§ BRIEF: Everything in the data should be repeated exactly, save for the images.

§ SUPPLIED ENTRIES:
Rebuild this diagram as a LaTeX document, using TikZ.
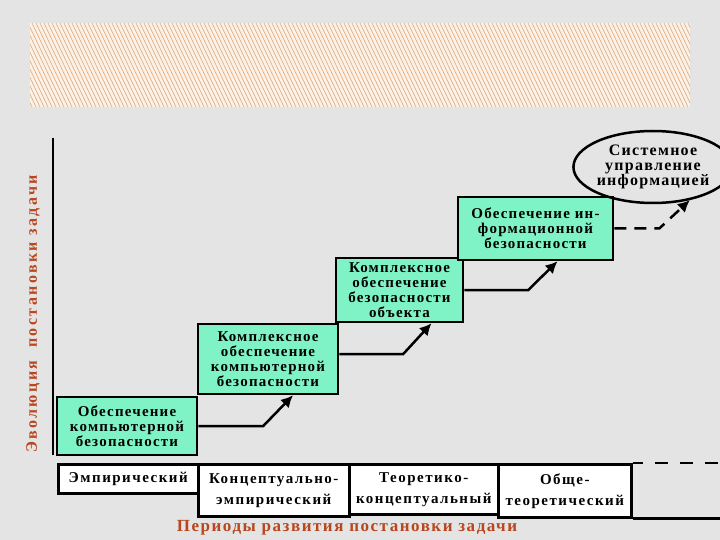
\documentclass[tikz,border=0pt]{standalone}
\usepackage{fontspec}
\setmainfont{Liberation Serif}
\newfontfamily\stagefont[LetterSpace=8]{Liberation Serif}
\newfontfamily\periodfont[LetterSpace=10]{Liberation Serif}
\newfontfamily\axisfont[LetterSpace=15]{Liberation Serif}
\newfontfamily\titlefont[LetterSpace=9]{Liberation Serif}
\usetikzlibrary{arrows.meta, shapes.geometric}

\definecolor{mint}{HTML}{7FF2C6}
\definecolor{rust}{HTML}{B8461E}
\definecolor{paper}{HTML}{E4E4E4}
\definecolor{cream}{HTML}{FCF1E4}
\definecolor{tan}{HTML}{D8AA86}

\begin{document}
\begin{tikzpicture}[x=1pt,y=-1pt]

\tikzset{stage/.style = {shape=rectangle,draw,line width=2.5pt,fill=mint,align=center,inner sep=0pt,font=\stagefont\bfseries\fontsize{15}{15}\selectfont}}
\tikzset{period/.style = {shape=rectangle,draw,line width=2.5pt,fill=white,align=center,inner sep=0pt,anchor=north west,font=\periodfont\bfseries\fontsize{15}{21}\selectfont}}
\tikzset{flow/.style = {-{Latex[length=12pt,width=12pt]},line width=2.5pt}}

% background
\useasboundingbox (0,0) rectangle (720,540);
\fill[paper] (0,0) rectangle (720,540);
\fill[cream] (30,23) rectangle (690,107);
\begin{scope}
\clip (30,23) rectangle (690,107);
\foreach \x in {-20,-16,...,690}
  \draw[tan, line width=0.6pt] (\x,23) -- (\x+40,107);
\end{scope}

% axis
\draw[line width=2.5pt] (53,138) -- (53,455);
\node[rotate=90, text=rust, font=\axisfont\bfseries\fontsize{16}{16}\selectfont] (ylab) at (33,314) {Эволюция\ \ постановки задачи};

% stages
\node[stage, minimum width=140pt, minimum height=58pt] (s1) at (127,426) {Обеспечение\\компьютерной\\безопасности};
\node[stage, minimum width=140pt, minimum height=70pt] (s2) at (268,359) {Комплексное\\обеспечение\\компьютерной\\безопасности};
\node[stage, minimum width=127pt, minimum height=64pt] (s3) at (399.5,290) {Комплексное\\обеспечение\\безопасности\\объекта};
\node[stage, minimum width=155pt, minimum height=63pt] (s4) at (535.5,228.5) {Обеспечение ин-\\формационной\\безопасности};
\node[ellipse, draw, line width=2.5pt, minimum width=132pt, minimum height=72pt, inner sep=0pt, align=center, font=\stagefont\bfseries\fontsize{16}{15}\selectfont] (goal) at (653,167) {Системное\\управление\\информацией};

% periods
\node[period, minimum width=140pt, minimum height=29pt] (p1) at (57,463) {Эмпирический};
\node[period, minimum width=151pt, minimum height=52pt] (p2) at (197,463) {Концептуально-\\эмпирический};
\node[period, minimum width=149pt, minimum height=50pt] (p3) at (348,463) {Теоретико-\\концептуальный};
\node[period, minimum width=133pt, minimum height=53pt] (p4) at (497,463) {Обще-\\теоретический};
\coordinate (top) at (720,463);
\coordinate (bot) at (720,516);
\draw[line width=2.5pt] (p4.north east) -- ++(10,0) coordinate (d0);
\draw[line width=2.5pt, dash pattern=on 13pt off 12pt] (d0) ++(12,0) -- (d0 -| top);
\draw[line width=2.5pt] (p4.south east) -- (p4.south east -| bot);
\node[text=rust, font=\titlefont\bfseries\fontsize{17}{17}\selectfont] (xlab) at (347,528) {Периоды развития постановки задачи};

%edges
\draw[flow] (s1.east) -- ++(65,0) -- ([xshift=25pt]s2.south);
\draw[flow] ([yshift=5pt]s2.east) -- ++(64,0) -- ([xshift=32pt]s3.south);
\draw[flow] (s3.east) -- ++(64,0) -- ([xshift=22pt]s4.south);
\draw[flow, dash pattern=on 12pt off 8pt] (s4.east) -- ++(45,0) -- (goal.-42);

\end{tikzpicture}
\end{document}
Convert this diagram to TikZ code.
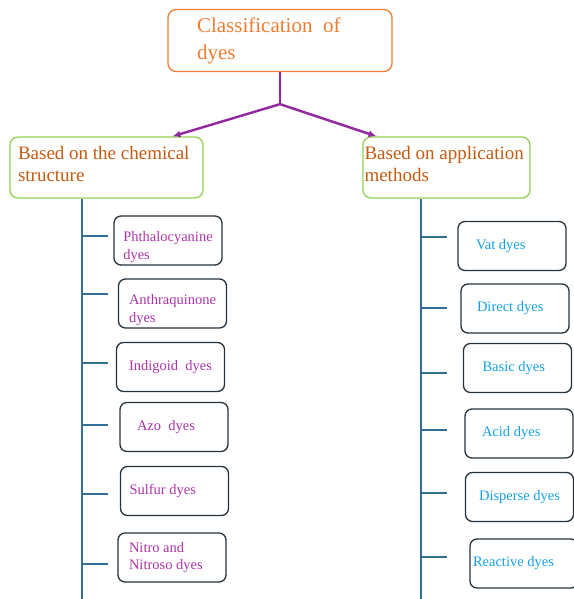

§ THE OUTPUT:
Rebuild this diagram as a LaTeX document, using TikZ.
\documentclass[tikz,border=0pt]{standalone}
\usepackage{fontspec}
\setmainfont{Liberation Serif}
\newfontfamily\stagefont[LetterSpace=8]{Liberation Serif}
\newfontfamily\periodfont[LetterSpace=10]{Liberation Serif}
\newfontfamily\axisfont[LetterSpace=15]{Liberation Serif}
\newfontfamily\titlefont[LetterSpace=9]{Liberation Serif}
\usetikzlibrary{arrows.meta, shapes.geometric}

\definecolor{mint}{HTML}{7FF2C6}
\definecolor{rust}{HTML}{B8461E}
\definecolor{paper}{HTML}{E4E4E4}
\definecolor{cream}{HTML}{FCF1E4}
\definecolor{tan}{HTML}{D8AA86}

\begin{document}
\begin{tikzpicture}[x=1pt,y=-1pt]

\tikzset{stage/.style = {shape=rectangle,draw,line width=2.5pt,fill=mint,align=center,inner sep=0pt,font=\stagefont\bfseries\fontsize{15}{15}\selectfont}}
\tikzset{period/.style = {shape=rectangle,draw,line width=2.5pt,fill=white,align=center,inner sep=0pt,anchor=north west,font=\periodfont\bfseries\fontsize{15}{21}\selectfont}}
\tikzset{flow/.style = {-{Latex[length=12pt,width=12pt]},line width=2.5pt}}

% background
\useasboundingbox (0,0) rectangle (720,540);
\fill[paper] (0,0) rectangle (720,540);
\fill[cream] (30,23) rectangle (690,107);
\begin{scope}
\clip (30,23) rectangle (690,107);
\foreach \x in {-20,-16,...,690}
  \draw[tan, line width=0.6pt] (\x,23) -- (\x+40,107);
\end{scope}

% axis
\draw[line width=2.5pt] (53,138) -- (53,455);
\node[rotate=90, text=rust, font=\axisfont\bfseries\fontsize{16}{16}\selectfont] (ylab) at (33,314) {Эволюция\ \ постановки задачи};

% stages
\node[stage, minimum width=140pt, minimum height=58pt] (s1) at (127,426) {Обеспечение\\компьютерной\\безопасности};
\node[stage, minimum width=140pt, minimum height=70pt] (s2) at (268,359) {Комплексное\\обеспечение\\компьютерной\\безопасности};
\node[stage, minimum width=127pt, minimum height=64pt] (s3) at (399.5,290) {Комплексное\\обеспечение\\безопасности\\объекта};
\node[stage, minimum width=155pt, minimum height=63pt] (s4) at (535.5,228.5) {Обеспечение ин-\\формационной\\безопасности};
\node[ellipse, draw, line width=2.5pt, minimum width=132pt, minimum height=72pt, inner sep=0pt, align=center, font=\stagefont\bfseries\fontsize{16}{15}\selectfont] (goal) at (653,167) {Системное\\управление\\информацией};

% periods
\node[period, minimum width=140pt, minimum height=29pt] (p1) at (57,463) {Эмпирический};
\node[period, minimum width=151pt, minimum height=52pt] (p2) at (197,463) {Концептуально-\\эмпирический};
\node[period, minimum width=149pt, minimum height=50pt] (p3) at (348,463) {Теоретико-\\концептуальный};
\node[period, minimum width=133pt, minimum height=53pt] (p4) at (497,463) {Обще-\\теоретический};
\coordinate (top) at (720,463);
\coordinate (bot) at (720,516);
\draw[line width=2.5pt] (p4.north east) -- ++(10,0) coordinate (d0);
\draw[line width=2.5pt, dash pattern=on 13pt off 12pt] (d0) ++(12,0) -- (d0 -| top);
\draw[line width=2.5pt] (p4.south east) -- (p4.south east -| bot);
\node[text=rust, font=\titlefont\bfseries\fontsize{17}{17}\selectfont] (xlab) at (347,528) {Периоды развития постановки задачи};

%edges
\draw[flow] (s1.east) -- ++(65,0) -- ([xshift=25pt]s2.south);
\draw[flow] ([yshift=5pt]s2.east) -- ++(64,0) -- ([xshift=32pt]s3.south);
\draw[flow] (s3.east) -- ++(64,0) -- ([xshift=22pt]s4.south);
\draw[flow, dash pattern=on 12pt off 8pt] (s4.east) -- ++(45,0) -- (goal.-42);

\end{tikzpicture}
\end{document}
Convert this diagram to TikZ code.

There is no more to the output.